YOUR OBJECTIVE: Extract, unchanged, each line of the listing below from its first line through the line that contains "from matplotlib.patches import", inclusive, and nothing else.

start DATA EXCERPTS

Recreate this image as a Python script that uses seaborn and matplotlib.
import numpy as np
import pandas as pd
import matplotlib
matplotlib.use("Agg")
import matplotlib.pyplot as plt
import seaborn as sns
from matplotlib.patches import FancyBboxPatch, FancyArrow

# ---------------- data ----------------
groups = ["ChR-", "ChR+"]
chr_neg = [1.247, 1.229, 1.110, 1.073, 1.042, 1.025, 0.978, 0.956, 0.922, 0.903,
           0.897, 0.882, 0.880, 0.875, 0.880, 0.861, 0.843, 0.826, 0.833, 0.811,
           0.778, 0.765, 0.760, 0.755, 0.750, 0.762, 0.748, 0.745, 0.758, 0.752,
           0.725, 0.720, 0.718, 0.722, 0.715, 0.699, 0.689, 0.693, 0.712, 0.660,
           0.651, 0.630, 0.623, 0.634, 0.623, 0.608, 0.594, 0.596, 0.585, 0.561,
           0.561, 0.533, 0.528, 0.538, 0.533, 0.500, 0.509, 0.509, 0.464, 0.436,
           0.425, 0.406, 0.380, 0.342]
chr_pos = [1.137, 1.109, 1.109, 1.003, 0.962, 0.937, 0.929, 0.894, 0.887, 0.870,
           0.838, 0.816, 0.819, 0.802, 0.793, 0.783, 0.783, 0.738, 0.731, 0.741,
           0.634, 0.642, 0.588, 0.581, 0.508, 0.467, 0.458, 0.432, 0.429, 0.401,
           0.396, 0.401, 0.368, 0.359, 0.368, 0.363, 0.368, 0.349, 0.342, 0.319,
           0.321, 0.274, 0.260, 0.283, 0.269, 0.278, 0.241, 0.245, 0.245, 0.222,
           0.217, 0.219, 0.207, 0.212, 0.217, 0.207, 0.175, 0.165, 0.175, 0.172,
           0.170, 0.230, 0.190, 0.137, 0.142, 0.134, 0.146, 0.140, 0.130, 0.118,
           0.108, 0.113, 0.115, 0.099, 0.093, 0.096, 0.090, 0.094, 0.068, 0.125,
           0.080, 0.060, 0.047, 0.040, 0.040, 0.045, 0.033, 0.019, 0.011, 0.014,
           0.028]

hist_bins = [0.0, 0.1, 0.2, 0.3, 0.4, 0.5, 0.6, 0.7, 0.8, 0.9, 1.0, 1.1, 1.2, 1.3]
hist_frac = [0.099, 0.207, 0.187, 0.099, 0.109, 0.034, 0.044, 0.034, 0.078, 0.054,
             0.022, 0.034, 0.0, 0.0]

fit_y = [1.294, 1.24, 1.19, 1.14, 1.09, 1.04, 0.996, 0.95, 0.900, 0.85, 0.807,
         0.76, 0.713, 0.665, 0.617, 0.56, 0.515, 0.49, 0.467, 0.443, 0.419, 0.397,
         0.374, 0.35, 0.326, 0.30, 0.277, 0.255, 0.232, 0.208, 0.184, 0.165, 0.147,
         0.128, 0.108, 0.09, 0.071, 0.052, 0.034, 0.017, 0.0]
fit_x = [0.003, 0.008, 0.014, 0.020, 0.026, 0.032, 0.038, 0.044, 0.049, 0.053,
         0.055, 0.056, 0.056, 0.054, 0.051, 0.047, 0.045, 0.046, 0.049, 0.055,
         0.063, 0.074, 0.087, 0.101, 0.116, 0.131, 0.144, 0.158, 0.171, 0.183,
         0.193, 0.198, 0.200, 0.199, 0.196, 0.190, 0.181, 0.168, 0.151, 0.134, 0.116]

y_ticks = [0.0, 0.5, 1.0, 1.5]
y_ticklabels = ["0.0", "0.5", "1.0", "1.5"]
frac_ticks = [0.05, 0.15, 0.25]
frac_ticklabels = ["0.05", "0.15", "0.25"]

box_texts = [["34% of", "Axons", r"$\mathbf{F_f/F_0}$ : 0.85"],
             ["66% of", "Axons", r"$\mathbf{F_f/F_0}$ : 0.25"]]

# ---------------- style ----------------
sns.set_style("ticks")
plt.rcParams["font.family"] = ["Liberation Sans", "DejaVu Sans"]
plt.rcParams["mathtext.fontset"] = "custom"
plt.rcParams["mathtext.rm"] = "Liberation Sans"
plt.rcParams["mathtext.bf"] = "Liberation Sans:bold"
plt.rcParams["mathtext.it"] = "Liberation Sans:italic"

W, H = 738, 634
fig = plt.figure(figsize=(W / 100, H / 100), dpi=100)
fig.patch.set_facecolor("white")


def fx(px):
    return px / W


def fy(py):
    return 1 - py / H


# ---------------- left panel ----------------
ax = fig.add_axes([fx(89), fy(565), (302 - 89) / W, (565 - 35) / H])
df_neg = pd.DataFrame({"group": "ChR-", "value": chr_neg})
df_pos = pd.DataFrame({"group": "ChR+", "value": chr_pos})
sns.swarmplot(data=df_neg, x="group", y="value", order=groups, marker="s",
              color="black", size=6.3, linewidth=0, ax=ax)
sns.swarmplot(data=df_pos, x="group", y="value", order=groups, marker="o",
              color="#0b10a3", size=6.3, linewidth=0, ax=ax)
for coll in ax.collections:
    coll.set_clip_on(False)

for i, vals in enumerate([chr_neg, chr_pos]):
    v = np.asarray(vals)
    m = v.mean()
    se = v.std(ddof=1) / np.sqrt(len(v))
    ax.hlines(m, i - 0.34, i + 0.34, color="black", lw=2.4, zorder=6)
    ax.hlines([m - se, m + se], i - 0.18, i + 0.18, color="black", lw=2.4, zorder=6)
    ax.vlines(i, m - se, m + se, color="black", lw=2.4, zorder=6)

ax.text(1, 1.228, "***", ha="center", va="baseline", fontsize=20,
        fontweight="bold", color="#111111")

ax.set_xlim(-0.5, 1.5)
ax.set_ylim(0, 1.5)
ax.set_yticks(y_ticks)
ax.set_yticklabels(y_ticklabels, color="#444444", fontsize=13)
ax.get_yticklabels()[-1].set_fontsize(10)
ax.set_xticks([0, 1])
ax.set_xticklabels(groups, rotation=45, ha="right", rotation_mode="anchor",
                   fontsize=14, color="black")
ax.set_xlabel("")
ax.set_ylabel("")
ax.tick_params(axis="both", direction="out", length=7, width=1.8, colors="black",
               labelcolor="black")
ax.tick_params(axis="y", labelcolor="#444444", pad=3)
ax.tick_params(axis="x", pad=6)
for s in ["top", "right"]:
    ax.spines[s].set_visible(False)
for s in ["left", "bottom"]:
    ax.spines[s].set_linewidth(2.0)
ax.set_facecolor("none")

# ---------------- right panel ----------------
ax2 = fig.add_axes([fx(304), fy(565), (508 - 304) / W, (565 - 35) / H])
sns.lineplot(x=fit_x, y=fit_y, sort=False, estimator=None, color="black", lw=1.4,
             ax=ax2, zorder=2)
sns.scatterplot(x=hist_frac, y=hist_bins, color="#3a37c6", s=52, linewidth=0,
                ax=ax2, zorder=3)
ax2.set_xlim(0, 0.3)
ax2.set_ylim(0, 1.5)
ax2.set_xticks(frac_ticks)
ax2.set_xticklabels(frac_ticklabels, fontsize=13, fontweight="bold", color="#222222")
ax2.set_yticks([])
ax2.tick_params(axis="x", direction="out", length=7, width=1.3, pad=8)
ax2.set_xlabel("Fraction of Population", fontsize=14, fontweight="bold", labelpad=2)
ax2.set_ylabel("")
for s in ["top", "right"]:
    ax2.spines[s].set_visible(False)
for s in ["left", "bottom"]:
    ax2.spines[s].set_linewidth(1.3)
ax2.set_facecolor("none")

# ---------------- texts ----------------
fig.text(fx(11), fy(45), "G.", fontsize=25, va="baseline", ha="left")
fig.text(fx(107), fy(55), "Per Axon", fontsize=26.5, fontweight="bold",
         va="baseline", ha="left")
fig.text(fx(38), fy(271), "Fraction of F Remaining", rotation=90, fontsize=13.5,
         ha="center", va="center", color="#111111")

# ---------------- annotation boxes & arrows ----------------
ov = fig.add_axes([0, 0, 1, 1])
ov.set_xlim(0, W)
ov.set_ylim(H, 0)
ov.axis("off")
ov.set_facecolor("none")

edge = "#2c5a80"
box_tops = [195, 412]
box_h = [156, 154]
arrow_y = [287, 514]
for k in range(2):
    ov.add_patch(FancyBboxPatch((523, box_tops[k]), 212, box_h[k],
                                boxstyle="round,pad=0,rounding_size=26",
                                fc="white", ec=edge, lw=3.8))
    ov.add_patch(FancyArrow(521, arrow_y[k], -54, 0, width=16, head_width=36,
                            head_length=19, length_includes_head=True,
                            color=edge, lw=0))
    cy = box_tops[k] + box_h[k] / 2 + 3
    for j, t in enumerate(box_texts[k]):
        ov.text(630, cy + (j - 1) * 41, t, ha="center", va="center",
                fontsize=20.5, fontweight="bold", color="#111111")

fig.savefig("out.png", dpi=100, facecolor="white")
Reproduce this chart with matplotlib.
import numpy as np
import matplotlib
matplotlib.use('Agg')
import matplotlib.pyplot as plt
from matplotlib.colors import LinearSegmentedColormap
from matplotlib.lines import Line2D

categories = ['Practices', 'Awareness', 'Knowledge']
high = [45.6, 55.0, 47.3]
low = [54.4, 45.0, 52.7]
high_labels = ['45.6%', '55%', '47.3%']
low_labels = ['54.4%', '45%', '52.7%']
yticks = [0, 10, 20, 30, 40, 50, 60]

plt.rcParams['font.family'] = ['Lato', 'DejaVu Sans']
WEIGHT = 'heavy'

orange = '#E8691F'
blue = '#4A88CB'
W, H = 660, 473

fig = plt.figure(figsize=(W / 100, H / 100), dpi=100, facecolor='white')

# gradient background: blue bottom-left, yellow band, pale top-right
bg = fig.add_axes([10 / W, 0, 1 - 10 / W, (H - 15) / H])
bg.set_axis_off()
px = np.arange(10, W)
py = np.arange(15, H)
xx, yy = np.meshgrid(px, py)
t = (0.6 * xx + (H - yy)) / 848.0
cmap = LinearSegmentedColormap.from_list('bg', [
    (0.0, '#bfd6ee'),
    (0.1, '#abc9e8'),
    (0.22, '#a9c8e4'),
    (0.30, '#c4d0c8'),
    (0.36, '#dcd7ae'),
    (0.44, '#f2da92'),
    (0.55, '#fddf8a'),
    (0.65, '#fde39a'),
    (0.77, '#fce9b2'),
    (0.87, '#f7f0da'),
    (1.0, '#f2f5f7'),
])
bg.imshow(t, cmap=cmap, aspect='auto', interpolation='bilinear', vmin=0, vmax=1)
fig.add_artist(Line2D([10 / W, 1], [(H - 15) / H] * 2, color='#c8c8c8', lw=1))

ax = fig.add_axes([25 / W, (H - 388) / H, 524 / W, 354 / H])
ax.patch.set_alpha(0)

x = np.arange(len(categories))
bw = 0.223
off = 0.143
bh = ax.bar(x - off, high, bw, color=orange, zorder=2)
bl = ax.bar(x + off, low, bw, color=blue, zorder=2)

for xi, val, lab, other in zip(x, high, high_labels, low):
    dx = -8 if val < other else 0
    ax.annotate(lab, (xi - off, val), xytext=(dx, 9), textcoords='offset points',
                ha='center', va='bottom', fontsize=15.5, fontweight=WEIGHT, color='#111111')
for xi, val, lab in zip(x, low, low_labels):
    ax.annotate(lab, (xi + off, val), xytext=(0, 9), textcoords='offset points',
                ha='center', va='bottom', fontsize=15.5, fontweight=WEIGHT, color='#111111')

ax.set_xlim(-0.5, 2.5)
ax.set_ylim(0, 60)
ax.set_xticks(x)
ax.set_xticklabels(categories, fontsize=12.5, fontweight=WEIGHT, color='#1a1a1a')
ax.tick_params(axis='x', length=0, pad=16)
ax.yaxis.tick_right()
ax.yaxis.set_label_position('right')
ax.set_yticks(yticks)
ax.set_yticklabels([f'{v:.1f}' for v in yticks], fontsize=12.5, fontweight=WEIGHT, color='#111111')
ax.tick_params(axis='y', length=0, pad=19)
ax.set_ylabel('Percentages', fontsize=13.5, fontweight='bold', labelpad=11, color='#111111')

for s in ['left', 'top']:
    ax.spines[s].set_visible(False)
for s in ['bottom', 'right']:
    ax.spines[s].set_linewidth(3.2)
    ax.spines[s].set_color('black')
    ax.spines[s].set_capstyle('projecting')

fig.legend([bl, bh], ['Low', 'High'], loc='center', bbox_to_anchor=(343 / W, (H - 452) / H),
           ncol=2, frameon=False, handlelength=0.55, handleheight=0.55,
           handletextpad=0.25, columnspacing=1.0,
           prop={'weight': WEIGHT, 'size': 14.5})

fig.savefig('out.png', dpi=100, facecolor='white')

end DATA EXCERPTS

RESPONSE:
Recreate this image as a Python script that uses seaborn and matplotlib.
import numpy as np
import pandas as pd
import matplotlib
matplotlib.use("Agg")
import matplotlib.pyplot as plt
import seaborn as sns
from matplotlib.patches import FancyBboxPatch, FancyArrow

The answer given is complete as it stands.